→ **PROVIDED MATERIAL**:
%%

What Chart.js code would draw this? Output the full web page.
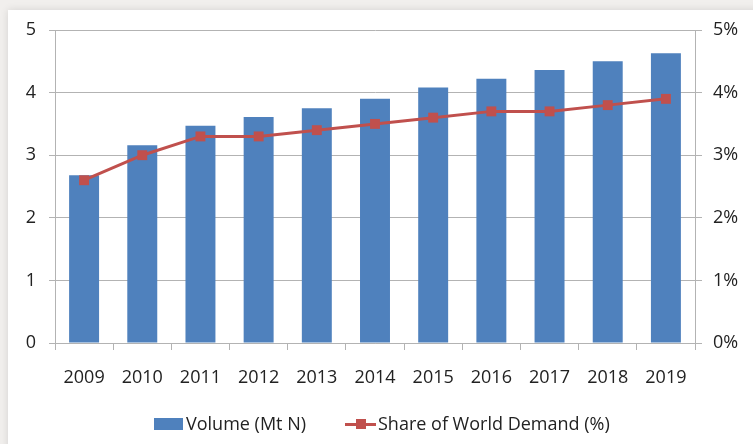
<!DOCTYPE html>
<html>
<head>
<meta charset="utf-8">
<script src="https://cdn.jsdelivr.net/npm/chart.js@4.4.1/dist/chart.umd.min.js"></script>
<style>
  html, body { margin: 0; padding: 0; background: #f1efed; }
  #card {
    position: absolute; left: 8px; top: 10px; width: 760px; height: 450px;
    background: #fff; box-shadow: 0 0 8px rgba(0,0,0,0.12);
  }
  #wrap { position: absolute; left: 0; top: 0; width: 753px; height: 444px; }
  .item {
    position: absolute; top: 411px; height: 24px; line-height: 24px;
    font-family: "Open Sans", sans-serif; font-size: 18px; color: #222; white-space: nowrap;
  }
  .box { display: inline-block; width: 29px; height: 12px; background: #4f81bd; vertical-align: middle; margin-right: 3px; position: relative; top: -1px; }
  .ln { display: inline-block; position: relative; width: 31px; height: 12px; vertical-align: middle; margin-right: 2px; top: -1px; }
  .ln:before { content: ""; position: absolute; left: 0; right: 0; top: 5px; height: 3px; background: #c0504d; }
  .ln:after { content: ""; position: absolute; left: 11px; top: 1px; width: 10px; height: 10px; background: #c0504d; }
</style>
</head>
<body>
<div id="card"></div>
<div id="wrap"><canvas id="mycanvas"></canvas></div>
<div class="item" style="left:154px"><span class="box"></span>Volume (Mt N)</div>
<div class="item" style="left:345px"><span class="ln"></span>Share of World Demand (%)</div>
<script>
var years = ["2009", "2010", "2011", "2012", "2013", "2014", "2015", "2016", "2017", "2018", "2019"];
var volume = [2.68, 3.16, 3.47, 3.61, 3.75, 3.90, 4.08, 4.22, 4.36, 4.50, 4.63];
var share = [2.6, 3.0, 3.3, 3.3, 3.4, 3.5, 3.6, 3.7, 3.7, 3.8, 3.9];

var font = { family: "'Open Sans', sans-serif", size: 18 };
var gridColor = "#b3b3b3";

var chartdata = {
    labels: years,
    datasets: [
        {
            type: "line",
            label: "Share of World Demand (%)",
            data: share,
            yAxisID: "y1",
            borderColor: "#c0504d",
            backgroundColor: "#c0504d",
            borderWidth: 3,
            pointStyle: "rect",
            pointRadius: 7,
            pointBorderWidth: 0,
            tension: 0,
            order: 0
        },
        {
            type: "bar",
            label: "Volume (Mt N)",
            data: volume,
            yAxisID: "y",
            backgroundColor: "#4f81bd",
            barPercentage: 0.515,
            categoryPercentage: 1,
            order: 1
        }
    ]
};

var ctx = document.getElementById("mycanvas");
var chart = new Chart(ctx, {
    data: chartdata,
    options: {
        responsive: true,
        maintainAspectRatio: false,
        animation: false,
        layout: { padding: { top: 30, left: 0, right: 0, bottom: 0 } },
        plugins: { legend: { display: false }, tooltip: { enabled: false } },
        scales: {
            x: {
                offset: true,
                grid: { offset: true, drawOnChartArea: false, tickLength: 7, color: gridColor },
                border: { color: gridColor },
                ticks: { font: font, color: "#222", padding: 17, maxRotation: 0 },
                afterFit: function (s) { s.height = 101; }
            },
            y: {
                position: "left",
                min: 0, max: 5,
                ticks: { stepSize: 1, font: font, color: "#222", padding: 13 },
                grid: { color: gridColor, tickLength: 6 },
                border: { color: gridColor },
                afterFit: function (s) { s.width = 55; }
            },
            y1: {
                position: "right",
                min: 0, max: 5,
                ticks: { stepSize: 1, font: font, color: "#222", padding: 11,
                    callback: function (v) { return v + "%"; } },
                grid: { drawOnChartArea: false, color: gridColor, tickLength: 7 },
                border: { color: gridColor },
                afterFit: function (s) { s.width = 58; }
            }
        }
    }
});
</script>
</body>
</html>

%%

→ **PROMPT**: Reproduce each line exactly as it appears, omitting the pictures.

→ **TASK RESPONSE**:
What Chart.js code would draw this? Output the full web page.
<!DOCTYPE html>
<html>
<head>
<meta charset="utf-8">
<script src="https://cdn.jsdelivr.net/npm/chart.js@4.4.1/dist/chart.umd.min.js"></script>
<style>
  html, body { margin: 0; padding: 0; background: #f1efed; }
  #card {
    position: absolute; left: 8px; top: 10px; width: 760px; height: 450px;
    background: #fff; box-shadow: 0 0 8px rgba(0,0,0,0.12);
  }
  #wrap { position: absolute; left: 0; top: 0; width: 753px; height: 444px; }
  .item {
    position: absolute; top: 411px; height: 24px; line-height: 24px;
    font-family: "Open Sans", sans-serif; font-size: 18px; color: #222; white-space: nowrap;
  }
  .box { display: inline-block; width: 29px; height: 12px; background: #4f81bd; vertical-align: middle; margin-right: 3px; position: relative; top: -1px; }
  .ln { display: inline-block; position: relative; width: 31px; height: 12px; vertical-align: middle; margin-right: 2px; top: -1px; }
  .ln:before { content: ""; position: absolute; left: 0; right: 0; top: 5px; height: 3px; background: #c0504d; }
  .ln:after { content: ""; position: absolute; left: 11px; top: 1px; width: 10px; height: 10px; background: #c0504d; }
</style>
</head>
<body>
<div id="card"></div>
<div id="wrap"><canvas id="mycanvas"></canvas></div>
<div class="item" style="left:154px"><span class="box"></span>Volume (Mt N)</div>
<div class="item" style="left:345px"><span class="ln"></span>Share of World Demand (%)</div>
<script>
var years = ["2009", "2010", "2011", "2012", "2013", "2014", "2015", "2016", "2017", "2018", "2019"];
var volume = [2.68, 3.16, 3.47, 3.61, 3.75, 3.90, 4.08, 4.22, 4.36, 4.50, 4.63];
var share = [2.6, 3.0, 3.3, 3.3, 3.4, 3.5, 3.6, 3.7, 3.7, 3.8, 3.9];

var font = { family: "'Open Sans', sans-serif", size: 18 };
var gridColor = "#b3b3b3";

var chartdata = {
    labels: years,
    datasets: [
        {
            type: "line",
            label: "Share of World Demand (%)",
            data: share,
            yAxisID: "y1",
            borderColor: "#c0504d",
            backgroundColor: "#c0504d",
            borderWidth: 3,
            pointStyle: "rect",
            pointRadius: 7,
            pointBorderWidth: 0,
            tension: 0,
            order: 0
        },
        {
            type: "bar",
            label: "Volume (Mt N)",
            data: volume,
            yAxisID: "y",
            backgroundColor: "#4f81bd",
            barPercentage: 0.515,
            categoryPercentage: 1,
            order: 1
        }
    ]
};

var ctx = document.getElementById("mycanvas");
var chart = new Chart(ctx, {
    data: chartdata,
    options: {
        responsive: true,
        maintainAspectRatio: false,
        animation: false,
        layout: { padding: { top: 30, left: 0, right: 0, bottom: 0 } },
        plugins: { legend: { display: false }, tooltip: { enabled: false } },
        scales: {
            x: {
                offset: true,
                grid: { offset: true, drawOnChartArea: false, tickLength: 7, color: gridColor },
                border: { color: gridColor },
                ticks: { font: font, color: "#222", padding: 17, maxRotation: 0 },
                afterFit: function (s) { s.height = 101; }
            },
            y: {
                position: "left",
                min: 0, max: 5,
                ticks: { stepSize: 1, font: font, color: "#222", padding: 13 },
                grid: { color: gridColor, tickLength: 6 },
                border: { color: gridColor },
                afterFit: function (s) { s.width = 55; }
            },
            y1: {
                position: "right",
                min: 0, max: 5,
                ticks: { stepSize: 1, font: font, color: "#222", padding: 11,
                    callback: function (v) { return v + "%"; } },
                grid: { drawOnChartArea: false, color: gridColor, tickLength: 7 },
                border: { color: gridColor },
                afterFit: function (s) { s.width = 58; }
            }
        }
    }
});
</script>
</body>
</html>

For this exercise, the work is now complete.